--- Exercise goal ---
Below are records that hold pictures; write out only the lines from their start through the line with "const categories: string[]", exactly, and drop the pictures.

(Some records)
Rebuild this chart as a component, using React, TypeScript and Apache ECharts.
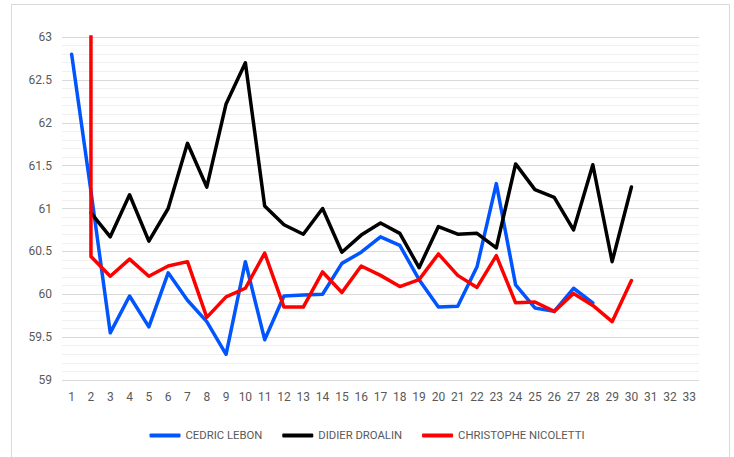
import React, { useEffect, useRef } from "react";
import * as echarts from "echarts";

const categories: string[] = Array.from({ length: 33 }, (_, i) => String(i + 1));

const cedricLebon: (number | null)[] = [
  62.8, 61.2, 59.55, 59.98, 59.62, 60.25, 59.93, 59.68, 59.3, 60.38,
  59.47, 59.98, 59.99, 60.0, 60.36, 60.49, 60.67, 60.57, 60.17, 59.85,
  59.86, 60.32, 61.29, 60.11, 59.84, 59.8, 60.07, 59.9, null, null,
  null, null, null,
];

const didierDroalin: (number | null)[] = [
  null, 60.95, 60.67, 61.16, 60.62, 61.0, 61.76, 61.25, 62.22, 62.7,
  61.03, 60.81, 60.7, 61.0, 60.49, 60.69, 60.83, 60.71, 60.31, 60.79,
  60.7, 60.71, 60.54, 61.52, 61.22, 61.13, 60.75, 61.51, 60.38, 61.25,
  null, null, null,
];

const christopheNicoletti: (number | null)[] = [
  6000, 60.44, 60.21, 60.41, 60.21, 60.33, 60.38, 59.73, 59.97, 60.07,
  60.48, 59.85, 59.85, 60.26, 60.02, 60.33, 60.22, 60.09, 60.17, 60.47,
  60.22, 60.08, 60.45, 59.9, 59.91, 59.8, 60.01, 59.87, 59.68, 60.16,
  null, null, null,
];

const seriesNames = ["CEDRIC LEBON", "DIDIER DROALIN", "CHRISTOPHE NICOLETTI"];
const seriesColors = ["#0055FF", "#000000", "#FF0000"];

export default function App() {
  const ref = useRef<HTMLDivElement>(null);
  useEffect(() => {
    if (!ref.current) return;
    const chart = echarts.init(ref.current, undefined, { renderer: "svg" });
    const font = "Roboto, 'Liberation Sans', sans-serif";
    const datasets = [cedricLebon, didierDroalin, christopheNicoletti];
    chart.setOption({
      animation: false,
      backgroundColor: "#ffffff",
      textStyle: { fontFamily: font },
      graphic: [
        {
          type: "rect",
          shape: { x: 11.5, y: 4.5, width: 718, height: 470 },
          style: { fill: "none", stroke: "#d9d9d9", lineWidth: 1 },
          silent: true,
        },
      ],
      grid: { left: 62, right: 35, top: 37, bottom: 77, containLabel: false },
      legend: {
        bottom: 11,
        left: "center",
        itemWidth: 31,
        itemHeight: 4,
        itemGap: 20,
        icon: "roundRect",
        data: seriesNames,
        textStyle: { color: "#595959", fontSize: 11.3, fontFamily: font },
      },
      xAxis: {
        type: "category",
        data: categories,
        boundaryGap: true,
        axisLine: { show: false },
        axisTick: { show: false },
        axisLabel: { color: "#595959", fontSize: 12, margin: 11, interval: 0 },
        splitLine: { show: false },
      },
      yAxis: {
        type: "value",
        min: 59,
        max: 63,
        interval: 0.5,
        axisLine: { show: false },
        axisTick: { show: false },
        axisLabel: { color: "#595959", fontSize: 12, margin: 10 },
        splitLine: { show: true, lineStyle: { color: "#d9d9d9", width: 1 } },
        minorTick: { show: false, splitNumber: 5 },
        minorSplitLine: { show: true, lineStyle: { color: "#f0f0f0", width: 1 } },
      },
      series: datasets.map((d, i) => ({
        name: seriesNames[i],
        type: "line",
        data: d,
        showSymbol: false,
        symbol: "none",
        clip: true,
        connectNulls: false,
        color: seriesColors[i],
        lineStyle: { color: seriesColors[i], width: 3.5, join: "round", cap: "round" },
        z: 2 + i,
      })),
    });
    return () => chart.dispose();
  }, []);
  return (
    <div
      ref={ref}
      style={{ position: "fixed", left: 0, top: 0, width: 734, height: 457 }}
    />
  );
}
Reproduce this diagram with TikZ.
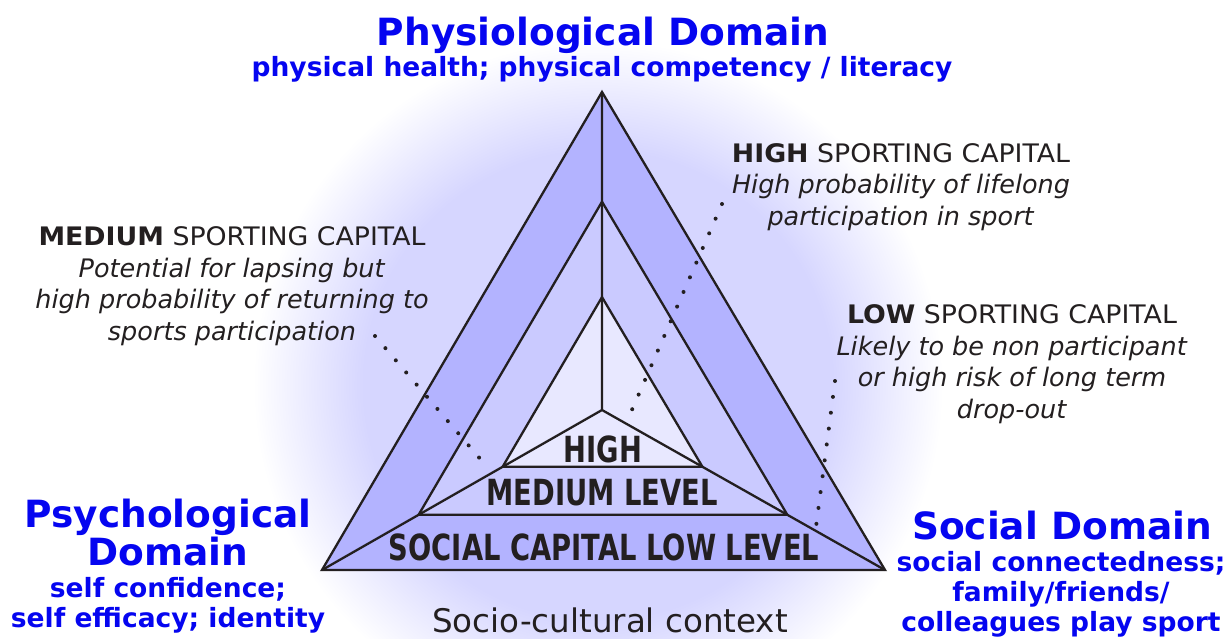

--- Response ---
Rebuild this chart as a component, using React, TypeScript and Apache ECharts.
import React, { useEffect, useRef } from "react";
import * as echarts from "echarts";

const categories: string[] = Array.from({ length: 33 }, (_, i) => String(i + 1));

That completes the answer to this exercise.